Martin n’est pas réveillé, Rémi se retourne vers moi.

– Je veux que tu sauves l’espace jeunes.

J’adore cette toute-puissance dont il me gratifie après m’avoir expliqué il y a quelques jours que la politique c’était pourri. Hum.

– Bon sauver je sais pas, mais je fais ma chronique du Diois dessus déjà, elle paraitra la semaine prochaine. Comme je ne sais pas encore si je pourrai aller à la réunion mardi, ce sera toujours ça…

En réalité, l’espace jeunes c’est tout ça et bien plus. C’est le pilier des actions dites “de prévention spécialisée en milieu rural”, c’est le lieu des politiques jeunesse, autant dire un outil indispensable dans notre vallée reculée. Alors je ne laisse pas filer mes ados sans avoir lancé l’idée que c’était peut-être aussi à eux de se bouger pour leur espace jeunes, en suggérant qu’ils rédigent un texte expliquant pourquoi l’espace jeunes doit être préservé selon eux, et qu’ils le fassent signer. Car si on part du principe que la politique concerne tout le monde, c’est aussi aux usagers de se mobiliser et de ne pas laisser les élus et les “grandes personnes” se dépatouiller entre eux.

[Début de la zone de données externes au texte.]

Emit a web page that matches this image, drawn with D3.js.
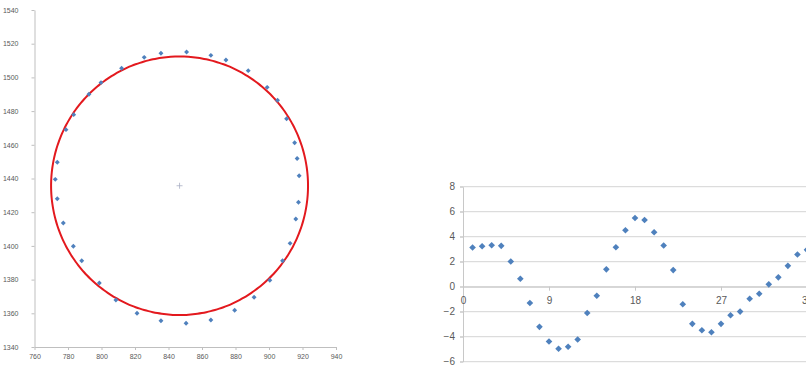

Sans l’implication des lycéens, des habitants, de celles et ceux qui prennent le train, des futurs parents pour la maternité, de toutes celles et ceux qui font de la politique au quotidien comme Monsieur Jourdain, on ne fera rien. Alors ne nous laissez pas entre nous. Et ne restons pas entre nous. Arrêtons de croire que la politique se fait dans les meetings et que les abstentionnistes et autres navrés de la politique vont venir nous écouter si on les invite gentiment. Cette politique là est terminée. La politique d’aujourd’hui se fait dans les lieux de vie, là où les gens sont, discutent, vivent, apprennent, vont et viennent, s’engueulent et rient. Cette rentrée sera donc celle des cafés citoyens pour sortir les débats des salles municipales, des interventions in situ comme je le ferai à l’invitation d’enseignants au lycée Camille Vernet à Valence, des rencontres professionnelles comme au sommet de l’élevage à Clermont-Ferrand auprès des éleveurs de Ferrandaises, des débats dans les festivals comme cet été à Emmaüs Lescar Pau… Du hors-les-murs, du terrain, de l’air ! Inspirez, c’est la rentrée.